Rocket Lab has fallen 16% over the past month to $104.63, and the tension this week is straightforward: shorts are adding exposure into the decline while options traders are doing the opposite.
The short interest rebuild is the clearest shift from last week's note — and it has continued. SI has risen 7.3% on the week to 6.1% of free float, the highest reading in this data window. That's now two consecutive weeks of rebuilding after a covering trend that ran from early May through late May. Shorts added around 2 million shares in the past week alone. The lending market offers no mechanical friction to that rebuild: availability runs at roughly 965%, meaning nearly ten shares are available to borrow for every one currently shorted, and cost to borrow is a negligible 0.38%. Shorts can add freely.

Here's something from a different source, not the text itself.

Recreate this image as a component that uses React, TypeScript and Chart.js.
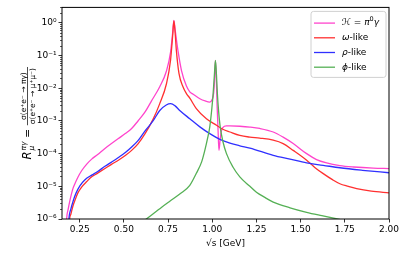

The direction-of-travel has definitively flipped from covering to accumulation.
Options tell a sharply different story. The put/call ratio has dropped to 0.69 — more than two standard deviations below its 20-day average of 0.77 — and is close to the lowest reading of the past year. That's a near-record call skew for this name, meaning options traders are leaning bullish even as price falls and shorts rebuild. The two signals don't reconcile easily. Either options traders are buying the dip aggressively and shorts are wrong about the direction, or call buying is hedging-related and the bearish signal from SI is the more informative one. The divergence is the story.
The sector context matters here. Closest peer LUNR fell another 9.3% Tuesday and is down 15% on the week. RDW lost 9% Tuesday. FLY dropped 7.2%. Rocket Lab's 4.2% single-day decline looks relatively contained against that backdrop. The sector rout that defined the week of June 9 has continued into this week, and Rocket Lab is again holding up better than most correlated names — though that hasn't stopped shorts from adding.
The insider picture adds a separate layer of caution. Director Alexander Slusky sold 40,000 shares on June 2 at $123.60, a $4.9 million transaction — and had sold another 60,000 shares across two tranches on May 28 near $149-$150, collecting roughly $9 million. COO Frank Klein and General Counsel Arjun Kampani also sold in late May at prices 30-40% above the current level. None of these look like panic — they were executed near the recent high — but the collective selling by multiple insiders just ahead of a 16% decline is worth noting, particularly as the stock continues to lose ground.
Valuation is stretched even after the pullback. The EV/EBITDA multiple sits at 1,784x, down sharply from over 5,350x a month ago as the stock has re-rated lower, but still reflecting a price-to-perfection dynamic for a company still generating negative earnings. The EPS surprise factor score of 92 confirms Rocket Lab has consistently beaten estimates, and forward EPS growth ranks in the 66th percentile — the fundamental story hasn't broken. But the ORTEX short score has ticked up to 40.5 from 37.9 a week ago, the highest reading in the past ten sessions, reflecting the rebuilding short position.
Next earnings are scheduled for August 6. That print becomes the first real test of whether the current short rebuild is vindicated or squeezed back out — the previous two results produced 1-day moves of -1.5% and +11.5%, followed by 5-day moves of +18% and +24% respectively, which means the post-earnings drift has been the more consequential trade window to watch.